Pictures excluded, return the lines below from the first through the line holding "const SQUEEZE = 0.965;".
[begin Dataset excerpt]
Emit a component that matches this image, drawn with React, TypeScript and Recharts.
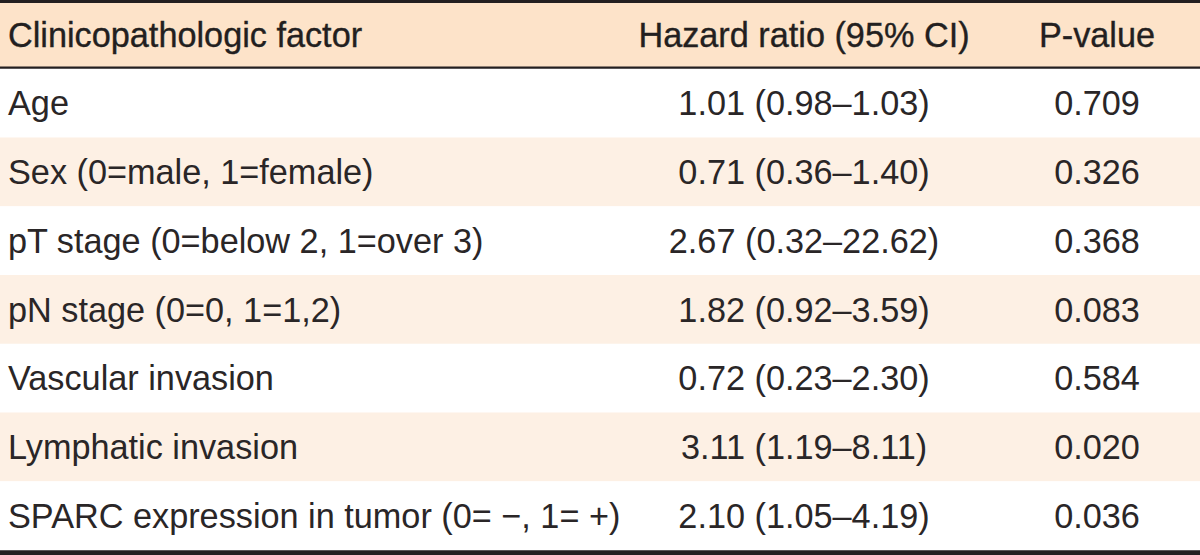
import { BarChart, Bar, XAxis, YAxis } from "recharts";

const columnTitles = ["Clinicopathologic factor", "Hazard ratio (95% CI)", "P-value"];

const factors = [
  "Age",
  "Sex (0=male, 1=female)",
  "pT stage (0=below 2, 1=over 3)",
  "pN stage (0=0, 1=1,2)",
  "Vascular invasion",
  "Lymphatic invasion",
  "SPARC expression in tumor (0= \u2212, 1= +)",
];

const hazardRatios = [
  "1.01 (0.98\u20131.03)",
  "0.71 (0.36\u20131.40)",
  "2.67 (0.32\u201322.62)",
  "1.82 (0.92\u20133.59)",
  "0.72 (0.23\u20132.30)",
  "3.11 (1.19\u20138.11)",
  "2.10 (1.05\u20134.19)",
];

const pValues = ["0.709", "0.326", "0.368", "0.083", "0.584", "0.020", "0.036"];

// header goes in as the first band so every row comes off the same category scale
const rows = [
  { factor: columnTitles[0], hr: columnTitles[1], p: columnTitles[2] },
  ...factors.map((f, i) => ({ factor: f, hr: hazardRatios[i], p: pValues[i] })),
];

const INK = "#231f20";
const HEADER_BG = "#fde3c9";
const STRIPE_BG = "#fdf0e4";
const FONT = '"Liberation Sans", Arial, sans-serif';
const SQUEEZE = 0.965; // the original face is a condensed one

function RowShape(props: any) {
  const { x, y, width, height, payload, index } = props;
  const isHeader = index === 0;
  const isLast = index === rows.length - 1;
  const fill = isHeader ? HEADER_BG : index % 2 === 0 ? STRIPE_BG : "#ffffff";
  const baseline = y + height / 2 + 12;
  const textProps = {
    fill: isHeader ? INK : "#2a2627",
    fontFamily: FONT,
    fontSize: 35.5,
    stroke: isHeader ? INK : "none",
    strokeWidth: isHeader ? 0.35 : 0,
  };
  const put = (tx: number, anchor: "start" | "middle", label: string) => (
    <text
      transform={`translate(${tx},${baseline}) scale(${SQUEEZE},1)`}
      textAnchor={anchor}
      {...textProps}
    >
      {label}
    </text>
  );
  return (
    <g>
      <rect x={x} y={y} width={width} height={height} fill={fill} />
      {isHeader && <rect x={x} y={y} width={width} height={3} fill={INK} />}
      {isHeader && <rect x={x} y={y + height - 2.5} width={width} height={3} fill={INK} />}
      {isLast && <rect x={x} y={y + height} width={width} height={5} fill={INK} />}
      {put(x + 8, "start", payload.factor)}
      {put(x + 804, "middle", payload.hr)}
      {put(x + 1097, "middle", payload.p)}
    </g>
  );
}

export default function App() {
  return (
    <div style={{ width: 1200, height: 555, background: "#ffffff" }}>
      <style>{"body{margin:0}"}</style>
      <BarChart
        width={1200}
        height={555}
        data={rows}
        layout="vertical"
        margin={{ top: 0, right: 0, bottom: 5, left: 0 }}
        barCategoryGap={0}
        barGap={0}
      >
        <XAxis type="number" domain={[0, 1]} hide />
        <YAxis type="category" dataKey="factor" hide />
        <Bar dataKey={() => 1} shape={RowShape} isAnimationActive={false} />
      </BarChart>
    </div>
  );
}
[end Dataset excerpt]
The response
Emit a component that matches this image, drawn with React, TypeScript and Recharts.
import { BarChart, Bar, XAxis, YAxis } from "recharts";

const columnTitles = ["Clinicopathologic factor", "Hazard ratio (95% CI)", "P-value"];

const factors = [
  "Age",
  "Sex (0=male, 1=female)",
  "pT stage (0=below 2, 1=over 3)",
  "pN stage (0=0, 1=1,2)",
  "Vascular invasion",
  "Lymphatic invasion",
  "SPARC expression in tumor (0= \u2212, 1= +)",
];

const hazardRatios = [
  "1.01 (0.98\u20131.03)",
  "0.71 (0.36\u20131.40)",
  "2.67 (0.32\u201322.62)",
  "1.82 (0.92\u20133.59)",
  "0.72 (0.23\u20132.30)",
  "3.11 (1.19\u20138.11)",
  "2.10 (1.05\u20134.19)",
];

const pValues = ["0.709", "0.326", "0.368", "0.083", "0.584", "0.020", "0.036"];

// header goes in as the first band so every row comes off the same category scale
const rows = [
  { factor: columnTitles[0], hr: columnTitles[1], p: columnTitles[2] },
  ...factors.map((f, i) => ({ factor: f, hr: hazardRatios[i], p: pValues[i] })),
];

const INK = "#231f20";
const HEADER_BG = "#fde3c9";
const STRIPE_BG = "#fdf0e4";
const FONT = '"Liberation Sans", Arial, sans-serif';
const SQUEEZE = 0.965; // the original face is a condensed one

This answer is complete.